#### [Available data]
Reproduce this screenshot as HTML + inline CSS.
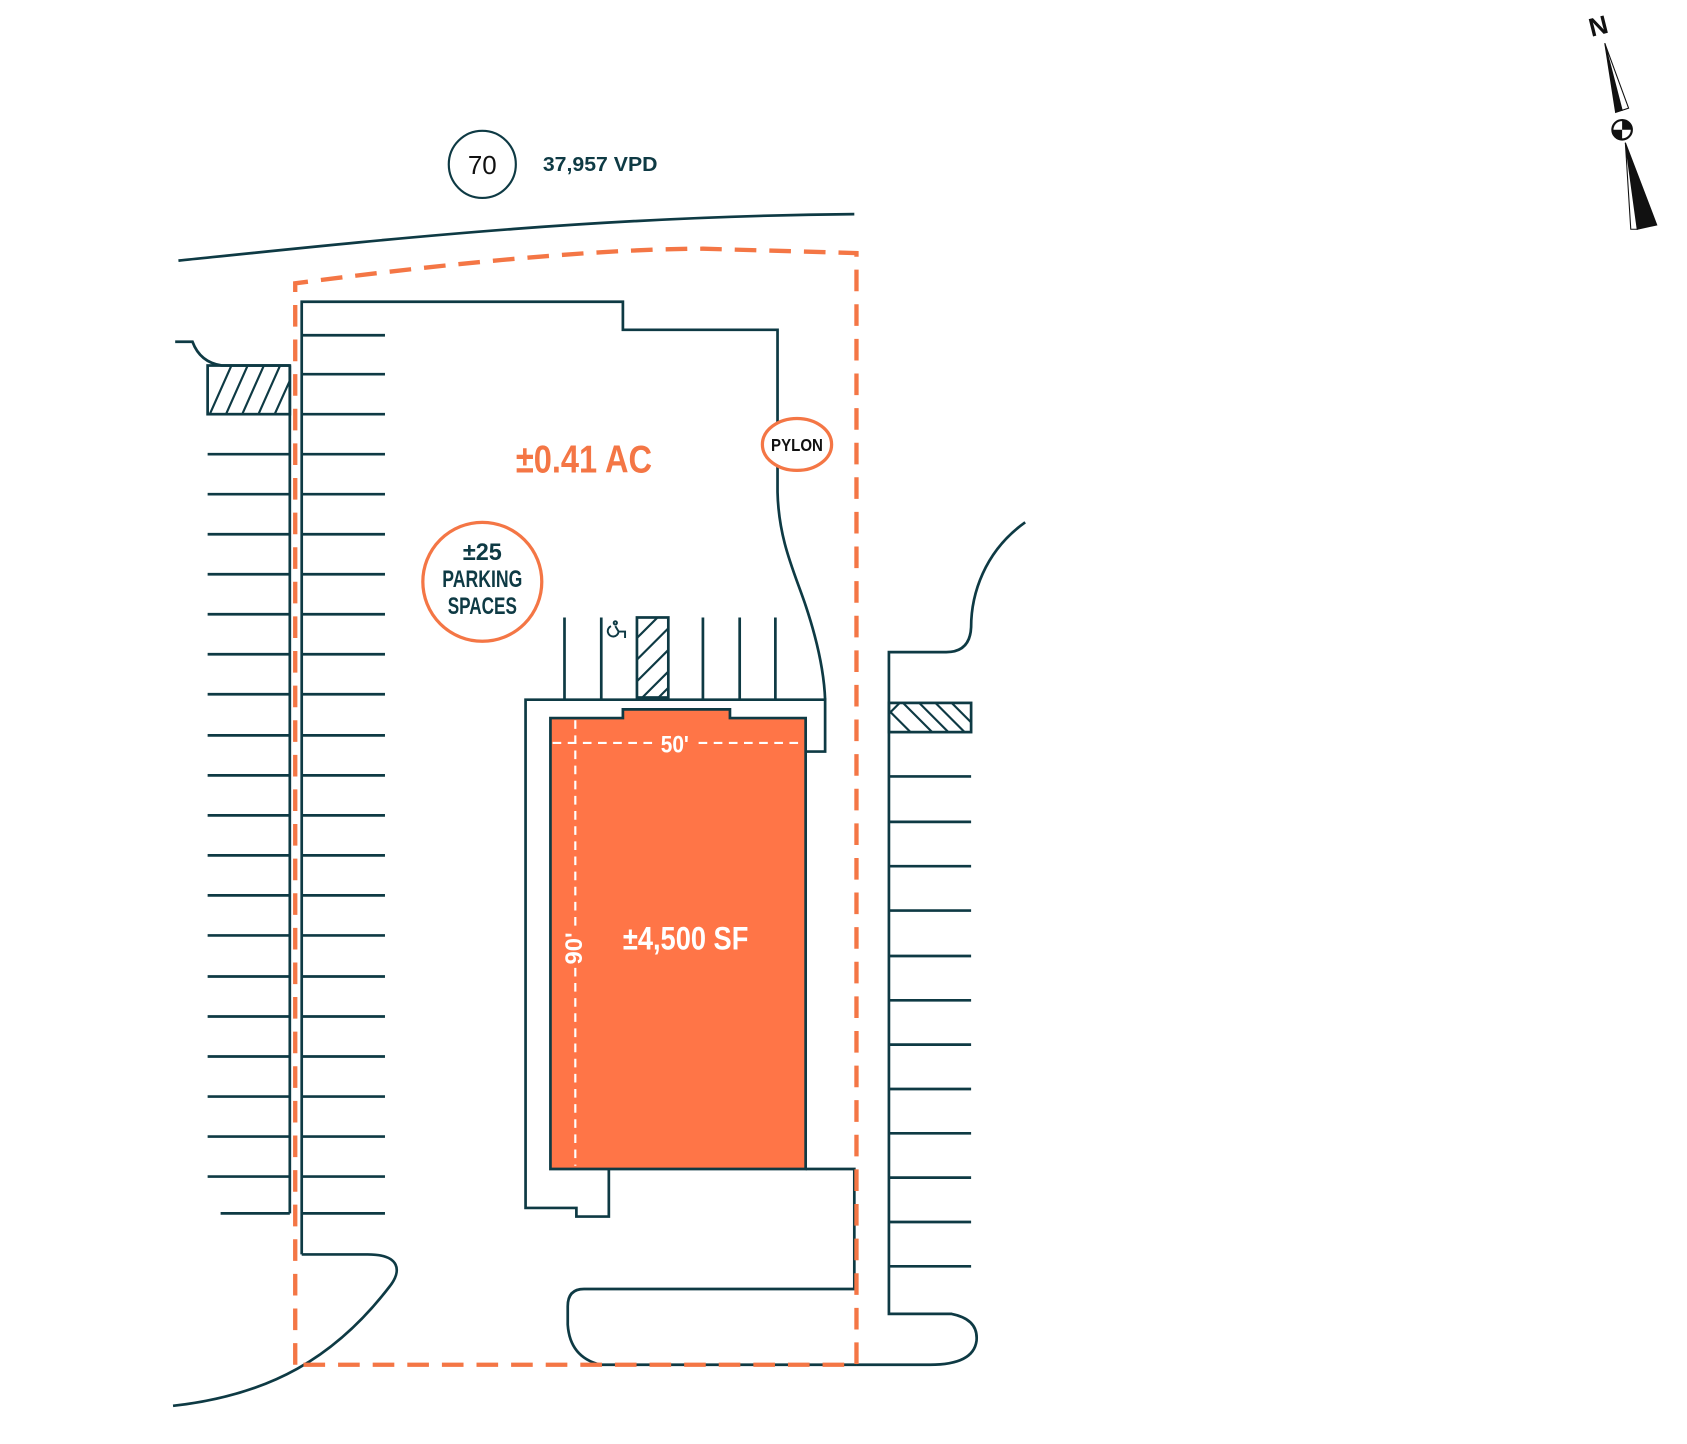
<!DOCTYPE html>
<html><head><meta charset="utf-8"><style>html,body{margin:0;padding:0;background:#fff}svg{display:block}</style></head><body>
<svg width="1687" height="1444" viewBox="0 0 1560 1335.3" preserveAspectRatio="none" xmlns="http://www.w3.org/2000/svg" font-family="Liberation Sans, sans-serif">
<g fill="none" stroke="#0e3a44" stroke-width="2.5">
<path d="M165,241 C350,222 550,200 790,198"/>
<circle cx="446" cy="152" r="31" stroke-width="2"/>
<path d="M279,1160 L279,279 L576,279 L576,305 L719,305 L719,455 C720,500 735,530 745,560 C755,590 762,620 763,647"/>
<path d="M522,647 L763,647 L763,695 L745,695"/>
<path d="M522,647 L486,647 L486,1117 L533,1117 L533,1125 L563,1125 L563,1081"/>
<path d="M745,1081 L790,1081 L790,1192 L540,1192 Q525,1192 525,1208 L525,1225 Q527,1255 555,1262 L792,1262"/>
<path d="M279,1160 L340,1160 C370,1160 372,1175 360,1190 C310,1255 250,1290 160,1300"/>
<path d="M268,338 L268,1122"/>
<path d="M162,316 L178,316 Q185,335 205,338 L268,338"/>
<rect x="192" y="338" width="76" height="45"/>
<path d="M948,483 C910,510 898,550 898,580 Q897,603 875,603 L822,603 L822,1215 L880,1215 Q905,1220 903,1240 Q900,1262 860,1262 L792,1262"/>
<rect x="822" y="650" width="76" height="27"/>
<rect x="589" y="571" width="29" height="74"/>
<path d="M522,571V647M556,571V647M650,571V647M684,571V647M717,571V647"/>
<path d="M192,420H268M192,457H268M192,494H268M192,531H268M192,568H268M192,605H268M192,642H268M192,680H268M192,717H268M192,754H268M192,791H268M192,828H268M192,865H268M192,903H268M192,940H268M192,977H268M192,1014H268M192,1051H268M192,1088H268M204,1122H268"/>
<path d="M279,310H356M279,346H356M279,383H356M279,420H356M279,457H356M279,494H356M279,531H356M279,568H356M279,605H356M279,642H356M279,680H356M279,717H356M279,754H356M279,791H356M279,828H356M279,865H356M279,903H356M279,940H356M279,977H356M279,1014H356M279,1051H356M279,1088H356M279,1122H356"/>
<path d="M822,718H898M822,760H898M822,801H898M822,842H898M822,884H898M822,925H898M822,966H898M822,1007H898M822,1048H898M822,1089H898M822,1130H898M822,1171H898"/>
</g>
<g stroke="#0e3a44" stroke-width="2">
<path d="M194,383 L214,338 M209,383 L229,338 M224,383 L244,338 M239,383 L259,338 M254,383 L268,352"/>
<path d="M589,590 L608,571 M589,610 L618,581 M589,630 L618,601 M594,645 L618,621 M609,645 L618,636"/>
<path d="M822,660 L832,650 M835,650 L862,677 M850,650 L877,677 M865,650 L892,677 M880,650 L898,668 M822,657 L842,677"/>
</g>
<path d="M273,1262 L273,262 C380,248 540,230 650,230 L792,234 L792,1262 Z" fill="none" stroke="#f47645" stroke-width="4" stroke-dasharray="20 12"/>
<path d="M509,664 L576,664 L576,656 L675,656 L675,664 L745,664 L745,1081 L509,1081 Z" fill="#ff7547" stroke="#0e3a44" stroke-width="2.5"/>
<g stroke="#fff" stroke-width="2" stroke-dasharray="8 6" fill="none">
<path d="M511,687 H604 M646,687 H742"/>
<path d="M532,666 V858 M532,895 V1078"/>
</g>
<text x="624" y="696" fill="#fff" font-weight="bold" font-size="22" text-anchor="middle" textLength="26" lengthAdjust="spacingAndGlyphs">50'</text>
<text transform="translate(538,877) rotate(-90)" fill="#fff" font-weight="bold" font-size="22" text-anchor="middle">90'</text>
<text x="634" y="878" fill="#fff" font-weight="bold" font-size="30" text-anchor="middle" textLength="116" lengthAdjust="spacingAndGlyphs">±4,500 SF</text>
<text x="540" y="437" fill="#f47645" font-weight="bold" font-size="36" text-anchor="middle" textLength="126" lengthAdjust="spacingAndGlyphs">±0.41 AC</text>
<ellipse cx="737" cy="411" rx="32" ry="24" fill="#fff" stroke="#f47645" stroke-width="3"/>
<text x="737" y="417" fill="#111" font-weight="bold" font-size="16" text-anchor="middle" textLength="48" lengthAdjust="spacingAndGlyphs">PYLON</text>
<circle cx="446" cy="538" r="55" fill="#fff" stroke="#f47645" stroke-width="3"/>
<g fill="#0e3a44" font-weight="bold" font-size="22" text-anchor="middle">
<text x="446" y="518" textLength="36" lengthAdjust="spacingAndGlyphs">±25</text>
<text x="446" y="543" textLength="74" lengthAdjust="spacingAndGlyphs">PARKING</text>
<text x="446" y="568" textLength="64" lengthAdjust="spacingAndGlyphs">SPACES</text>
</g>
<text x="446" y="161" fill="#111" font-size="24" text-anchor="middle">70</text>
<text x="502" y="158" fill="#0e3a44" font-weight="bold" font-size="19" textLength="106" lengthAdjust="spacingAndGlyphs">37,957 VPD</text>
<g fill="none" stroke="#0e3a44" stroke-width="1.8">
<circle cx="569" cy="576" r="1.5"/>
<path d="M569,579 L572,584 L578,584 L578,590 M572,584 A5,5 0 1 1 565,579"/>
</g>
<g>
<path d="M1484,40 L1500,102 L1494,104 Z" fill="#111" stroke="#111" stroke-width="1"/>
<path d="M1484,40 L1506,100 L1500,102 Z" fill="#fff" stroke="#111" stroke-width="1"/>
<circle cx="1500" cy="120" r="9" fill="#fff" stroke="#111" stroke-width="2"/>
<path d="M1491,120 A9,9 0 0 0 1500,129 L1500,120 Z M1509,120 A9,9 0 0 0 1500,111 L1500,120 Z" fill="#111"/>
<path d="M1503,132 L1532,208 L1514,212 Z" fill="#111" stroke="#111" stroke-width="1"/>
<path d="M1503,132 L1514,212 L1508,212 Z" fill="#fff" stroke="#111" stroke-width="1"/>
<text transform="translate(1480,32) rotate(-14)" fill="#111" font-weight="bold" font-size="24" text-anchor="middle">N</text>
</g>
</svg>
</body></html>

#### [Task details]
The data should be printed again unchanged; leave its pictures out.

#### [Correct output]
Reproduce this screenshot as HTML + inline CSS.
<!DOCTYPE html>
<html><head><meta charset="utf-8"><style>html,body{margin:0;padding:0;background:#fff}svg{display:block}</style></head><body>
<svg width="1687" height="1444" viewBox="0 0 1560 1335.3" preserveAspectRatio="none" xmlns="http://www.w3.org/2000/svg" font-family="Liberation Sans, sans-serif">
<g fill="none" stroke="#0e3a44" stroke-width="2.5">
<path d="M165,241 C350,222 550,200 790,198"/>
<circle cx="446" cy="152" r="31" stroke-width="2"/>
<path d="M279,1160 L279,279 L576,279 L576,305 L719,305 L719,455 C720,500 735,530 745,560 C755,590 762,620 763,647"/>
<path d="M522,647 L763,647 L763,695 L745,695"/>
<path d="M522,647 L486,647 L486,1117 L533,1117 L533,1125 L563,1125 L563,1081"/>
<path d="M745,1081 L790,1081 L790,1192 L540,1192 Q525,1192 525,1208 L525,1225 Q527,1255 555,1262 L792,1262"/>
<path d="M279,1160 L340,1160 C370,1160 372,1175 360,1190 C310,1255 250,1290 160,1300"/>
<path d="M268,338 L268,1122"/>
<path d="M162,316 L178,316 Q185,335 205,338 L268,338"/>
<rect x="192" y="338" width="76" height="45"/>
<path d="M948,483 C910,510 898,550 898,580 Q897,603 875,603 L822,603 L822,1215 L880,1215 Q905,1220 903,1240 Q900,1262 860,1262 L792,1262"/>
<rect x="822" y="650" width="76" height="27"/>
<rect x="589" y="571" width="29" height="74"/>
<path d="M522,571V647M556,571V647M650,571V647M684,571V647M717,571V647"/>
<path d="M192,420H268M192,457H268M192,494H268M192,531H268M192,568H268M192,605H268M192,642H268M192,680H268M192,717H268M192,754H268M192,791H268M192,828H268M192,865H268M192,903H268M192,940H268M192,977H268M192,1014H268M192,1051H268M192,1088H268M204,1122H268"/>
<path d="M279,310H356M279,346H356M279,383H356M279,420H356M279,457H356M279,494H356M279,531H356M279,568H356M279,605H356M279,642H356M279,680H356M279,717H356M279,754H356M279,791H356M279,828H356M279,865H356M279,903H356M279,940H356M279,977H356M279,1014H356M279,1051H356M279,1088H356M279,1122H356"/>
<path d="M822,718H898M822,760H898M822,801H898M822,842H898M822,884H898M822,925H898M822,966H898M822,1007H898M822,1048H898M822,1089H898M822,1130H898M822,1171H898"/>
</g>
<g stroke="#0e3a44" stroke-width="2">
<path d="M194,383 L214,338 M209,383 L229,338 M224,383 L244,338 M239,383 L259,338 M254,383 L268,352"/>
<path d="M589,590 L608,571 M589,610 L618,581 M589,630 L618,601 M594,645 L618,621 M609,645 L618,636"/>
<path d="M822,660 L832,650 M835,650 L862,677 M850,650 L877,677 M865,650 L892,677 M880,650 L898,668 M822,657 L842,677"/>
</g>
<path d="M273,1262 L273,262 C380,248 540,230 650,230 L792,234 L792,1262 Z" fill="none" stroke="#f47645" stroke-width="4" stroke-dasharray="20 12"/>
<path d="M509,664 L576,664 L576,656 L675,656 L675,664 L745,664 L745,1081 L509,1081 Z" fill="#ff7547" stroke="#0e3a44" stroke-width="2.5"/>
<g stroke="#fff" stroke-width="2" stroke-dasharray="8 6" fill="none">
<path d="M511,687 H604 M646,687 H742"/>
<path d="M532,666 V858 M532,895 V1078"/>
</g>
<text x="624" y="696" fill="#fff" font-weight="bold" font-size="22" text-anchor="middle" textLength="26" lengthAdjust="spacingAndGlyphs">50'</text>
<text transform="translate(538,877) rotate(-90)" fill="#fff" font-weight="bold" font-size="22" text-anchor="middle">90'</text>
<text x="634" y="878" fill="#fff" font-weight="bold" font-size="30" text-anchor="middle" textLength="116" lengthAdjust="spacingAndGlyphs">±4,500 SF</text>
<text x="540" y="437" fill="#f47645" font-weight="bold" font-size="36" text-anchor="middle" textLength="126" lengthAdjust="spacingAndGlyphs">±0.41 AC</text>
<ellipse cx="737" cy="411" rx="32" ry="24" fill="#fff" stroke="#f47645" stroke-width="3"/>
<text x="737" y="417" fill="#111" font-weight="bold" font-size="16" text-anchor="middle" textLength="48" lengthAdjust="spacingAndGlyphs">PYLON</text>
<circle cx="446" cy="538" r="55" fill="#fff" stroke="#f47645" stroke-width="3"/>
<g fill="#0e3a44" font-weight="bold" font-size="22" text-anchor="middle">
<text x="446" y="518" textLength="36" lengthAdjust="spacingAndGlyphs">±25</text>
<text x="446" y="543" textLength="74" lengthAdjust="spacingAndGlyphs">PARKING</text>
<text x="446" y="568" textLength="64" lengthAdjust="spacingAndGlyphs">SPACES</text>
</g>
<text x="446" y="161" fill="#111" font-size="24" text-anchor="middle">70</text>
<text x="502" y="158" fill="#0e3a44" font-weight="bold" font-size="19" textLength="106" lengthAdjust="spacingAndGlyphs">37,957 VPD</text>
<g fill="none" stroke="#0e3a44" stroke-width="1.8">
<circle cx="569" cy="576" r="1.5"/>
<path d="M569,579 L572,584 L578,584 L578,590 M572,584 A5,5 0 1 1 565,579"/>
</g>
<g>
<path d="M1484,40 L1500,102 L1494,104 Z" fill="#111" stroke="#111" stroke-width="1"/>
<path d="M1484,40 L1506,100 L1500,102 Z" fill="#fff" stroke="#111" stroke-width="1"/>
<circle cx="1500" cy="120" r="9" fill="#fff" stroke="#111" stroke-width="2"/>
<path d="M1491,120 A9,9 0 0 0 1500,129 L1500,120 Z M1509,120 A9,9 0 0 0 1500,111 L1500,120 Z" fill="#111"/>
<path d="M1503,132 L1532,208 L1514,212 Z" fill="#111" stroke="#111" stroke-width="1"/>
<path d="M1503,132 L1514,212 L1508,212 Z" fill="#fff" stroke="#111" stroke-width="1"/>
<text transform="translate(1480,32) rotate(-14)" fill="#111" font-weight="bold" font-size="24" text-anchor="middle">N</text>
</g>
</svg>
</body></html>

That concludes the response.